A câmera “invisível” se mistura aos cenários, observa as interações e se manifesta o mínimo possível, servindo, assim como a protagonista, como uma estudiosa dos rituais diversos de luto mostrados na obra. Quando o projeto é enfim concretizado, Anita é tirada do foco, pois uma empresa assumiu a realização (e também os créditos de sua cautelosa e delicada pesquisa).


Nessa dinâmica, nos despedimos do filme a contragosto, observando também o sofrimento e distanciamento de Anita quando ao enfrentar uma perda familiar, perde sua vontade de seguir trabalhando no projeto. Levando sete anos até se concretizar, o centro é fundado com suporte a cerimônias fúnebres de 190 culturas.


O Táxi do Jack (2021), de Susana Nobre
Vanguardista, o longa português que marcou presença no Festival de Berlim conta a história de Joaquim Calçada, um português desempregado que segue uma “corrida de carimbos” para tentar voltar a trabalhar. Nostálgico, ele relembra os anos como imigrante nos Estados Unidos, onde conduzia táxi e limusines com seu visual Elvis Presley e calças boca de sino. Ao mesmo tempo, ele revisita o contexto em que deixou seu país de origem, em meio à ditadura. Em um “papo de táxi”, conta sua história e nos recebe em sua viagem de múltiplas paradas.


Para constituir um texto tão realista, Susana Nobre investiu vários anos de sua vida para escutar as histórias de centenas de desempregados. Por mais que a questão trabalhista seja central na obra, sua reflexão permeia as crises existenciais e pessoais propagadas pelo imaginário alarmante entre tantas crises políticas e econômicas. O foco na estética antiga, com granulação de imagem, proporção de tela reduzida e saturação de cores, ajuda o espectador a viajar pelo tempo, propondo comparativos inevitáveis aos contextos propostos pelo protagonista e sua relação com os tempos atuais.
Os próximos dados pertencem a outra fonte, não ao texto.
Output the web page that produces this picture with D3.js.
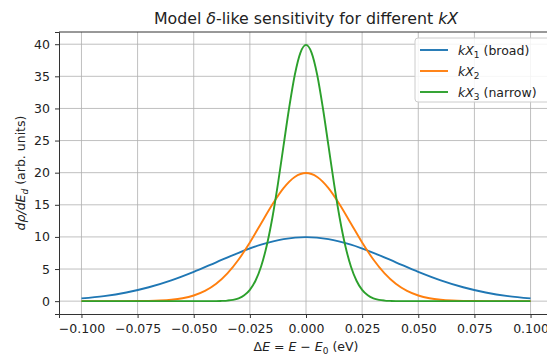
<!DOCTYPE html>
<html>
<head>
<meta charset="utf-8">
<script src="https://cdn.jsdelivr.net/npm/d3@7"></script>
<style>
  body { margin: 0; background: #fff; }
  svg { font-family: "DejaVu Sans", sans-serif; }
</style>
</head>
<body>
<svg id="chart" width="547" height="355"></svg>
<script>
// values
const blueX = [-0.1, -0.09, -0.08, -0.07, -0.06, -0.05, -0.04, -0.03, -0.02, -0.01, 0,
  0.01, 0.02, 0.03, 0.04, 0.05, 0.06, 0.07, 0.08, 0.09, 0.1];
const blueY = [0.44, 0.79, 1.35, 2.16, 3.24, 4.56, 6.05, 7.53, 8.80, 9.66, 9.97,
  9.66, 8.80, 7.53, 6.05, 4.56, 3.24, 2.16, 1.35, 0.79, 0.44];

const orangeX = [-0.1, -0.08, -0.075, -0.07, -0.065, -0.06, -0.055, -0.05, -0.045, -0.04, -0.035,
  -0.03, -0.025, -0.02, -0.015, -0.01, -0.005, 0, 0.005, 0.01, 0.015, 0.02, 0.025, 0.03,
  0.035, 0.04, 0.045, 0.05, 0.055, 0.06, 0.065, 0.07, 0.075, 0.08, 0.1];
const orangeY = [0, 0.01, 0.02, 0.04, 0.10, 0.22, 0.45, 0.88, 1.59, 2.70, 4.32,
  6.48, 9.13, 12.10, 15.06, 17.61, 19.34, 19.95, 19.34, 17.61, 15.06, 12.10, 9.13, 6.48,
  4.32, 2.70, 1.59, 0.88, 0.45, 0.22, 0.10, 0.04, 0.02, 0.01, 0];

const greenX = [-0.1, -0.04, -0.0375, -0.035, -0.0325, -0.03, -0.0275, -0.025, -0.0225, -0.02,
  -0.0175, -0.015, -0.0125, -0.01, -0.0075, -0.005, -0.0025, 0, 0.0025, 0.005, 0.0075, 0.01,
  0.0125, 0.015, 0.0175, 0.02, 0.0225, 0.025, 0.0275, 0.03, 0.0325, 0.035, 0.0375, 0.04, 0.1];
const greenY = [0, 0.01, 0.04, 0.09, 0.20, 0.44, 0.91, 1.75, 3.18, 5.40,
  8.63, 12.95, 18.26, 24.20, 30.11, 35.21, 38.66, 39.89, 38.66, 35.21, 30.11, 24.20,
  18.26, 12.95, 8.63, 5.40, 3.18, 1.75, 0.91, 0.44, 0.20, 0.09, 0.04, 0.01, 0];

const xTicks = [-0.1, -0.075, -0.05, -0.025, 0, 0.025, 0.05, 0.075, 0.1];
const yTicks = [0, 5, 10, 15, 20, 25, 30, 35, 40];

const colors = ["#1f77b4", "#ff7f0e", "#2ca02c"];

const svg = d3.select("#chart");
const pLeft = 59, pRight = 553, pTop = 32, pBottom = 314;

const x = d3.scaleLinear().domain([-0.11, 0.11]).range([pLeft, pRight]);
const y = d3.scaleLinear().domain([-2, 41.9]).range([pBottom, pTop]);

// grid
svg.append("g")
    .selectAll("line")
    .data(xTicks)
    .enter()
    .append("line")
    .attr("x1", d => x(d)).attr("x2", d => x(d))
    .attr("y1", pTop).attr("y2", pBottom)
    .attr("stroke", "#b0b0b0").attr("stroke-width", 0.8);
svg.append("g")
    .selectAll("line")
    .data(yTicks)
    .enter()
    .append("line")
    .attr("x1", pLeft).attr("x2", pRight)
    .attr("y1", d => y(d)).attr("y2", d => y(d))
    .attr("stroke", "#b0b0b0").attr("stroke-width", 0.8);

// curves
const series = [
    { xs: blueX, ys: blueY },
    { xs: orangeX, ys: orangeY },
    { xs: greenX, ys: greenY }
];
const line = d3.line()
    .x(d => x(d[0]))
    .y(d => y(d[1]))
    .curve(d3.curveMonotoneX);

series.forEach((s, i) => {
    svg.append("path")
        .datum(s.xs.map((v, j) => [v, s.ys[j]]))
        .attr("d", line)
        .attr("fill", "none")
        .attr("stroke", colors[i])
        .attr("stroke-width", 1.9);
});

// axes
const fmt = d => d3.format(".3f")(d).replace("-", "\u2212");
const xAxis = svg.append("g")
    .attr("transform", `translate(0,${pBottom})`)
    .call(d3.axisBottom(x).tickValues(xTicks).tickFormat(fmt).tickSize(4).tickPadding(6));
const yAxis = svg.append("g")
    .attr("transform", `translate(${pLeft},0)`)
    .call(d3.axisLeft(y).tickValues(yTicks).tickSize(4).tickPadding(5));

[xAxis, yAxis].forEach(a => {
    a.select(".domain").attr("stroke", "#333").attr("stroke-width", 1);
    a.selectAll(".tick line").attr("stroke", "#333");
    a.selectAll(".tick text").attr("fill", "#222")
        .style("font-size", "12.5px").style("font-family", "DejaVu Sans");
});
// top spine
svg.append("line")
    .attr("x1", pLeft).attr("x2", pRight).attr("y1", pTop).attr("y2", pTop)
    .attr("stroke", "#333");

// title
const title = svg.append("text")
    .attr("x", 306).attr("y", 24)
    .attr("text-anchor", "middle")
    .attr("fill", "#222")
    .style("font-size", "15.8px");
title.append("tspan").text("Model ");
title.append("tspan").style("font-style", "italic").text("\u03b4");
title.append("tspan").text("-like sensitivity for different ");
title.append("tspan").style("font-style", "italic").text("kX");

// x label
const xl = svg.append("text")
    .attr("x", 306).attr("y", 351)
    .attr("text-anchor", "middle")
    .attr("fill", "#222")
    .style("font-size", "12.5px");
xl.append("tspan").text("\u0394");
xl.append("tspan").style("font-style", "italic").text("E");
xl.append("tspan").text(" = ");
xl.append("tspan").style("font-style", "italic").text("E");
xl.append("tspan").text(" \u2212 ");
xl.append("tspan").style("font-style", "italic").text("E");
xl.append("tspan").attr("dy", 3).style("font-size", "9px").text("0");
xl.append("tspan").attr("dy", -3).text(" (eV)");

// y label
const yl = svg.append("text")
    .attr("transform", `translate(25,${(pTop + pBottom) / 2}) rotate(-90)`)
    .attr("text-anchor", "middle")
    .attr("fill", "#222")
    .style("font-size", "12.5px");
yl.append("tspan").style("font-style", "italic").text("d\u03c1/dE");
yl.append("tspan").attr("dy", 3).style("font-style", "italic").style("font-size", "9px").text("d");
yl.append("tspan").attr("dy", -3).text(" (arb. units)");

// legend
const lg = svg.append("g");
lg.append("rect")
    .attr("x", 415).attr("y", 38).attr("width", 140).attr("height", 64)
    .attr("rx", 3)
    .attr("fill", "#fff").attr("fill-opacity", 0.85)
    .attr("stroke", "#ccc");
const legendLabels = [["kX", "1", " (broad)"], ["kX", "2", ""], ["kX", "3", " (narrow)"]];
legendLabels.forEach((lab, i) => {
    const ly = 50 + i * 21;
    lg.append("line")
        .attr("x1", 420).attr("x2", 448).attr("y1", ly).attr("y2", ly)
        .attr("stroke", colors[i]).attr("stroke-width", 1.9);
    const t = lg.append("text")
        .attr("x", 458).attr("y", ly + 4.5)
        .attr("fill", "#222")
        .style("font-size", "12.5px");
    t.append("tspan").style("font-style", "italic").text(lab[0]);
    t.append("tspan").attr("dy", 3).style("font-size", "9px").text(lab[1]);
    t.append("tspan").attr("dy", -3).text(lab[2]);
});
</script>
</body>
</html>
Nas palavras da diretora, o filme “é também um pouco a história de todos os portugueses na América”. As promessas e desafios da imigração, desde barreiras idiomáticas às divergências culturais, são retratados em meio ao visual tão industrial quanto urbano, que conduz seus passageiros pelo imaginário do narrador. Como diz o protagonista, “a América é a esquina de todos os povos do planeta”, e enquanto volta ao seu país, reflete sobre as mudanças e marcas do tempo.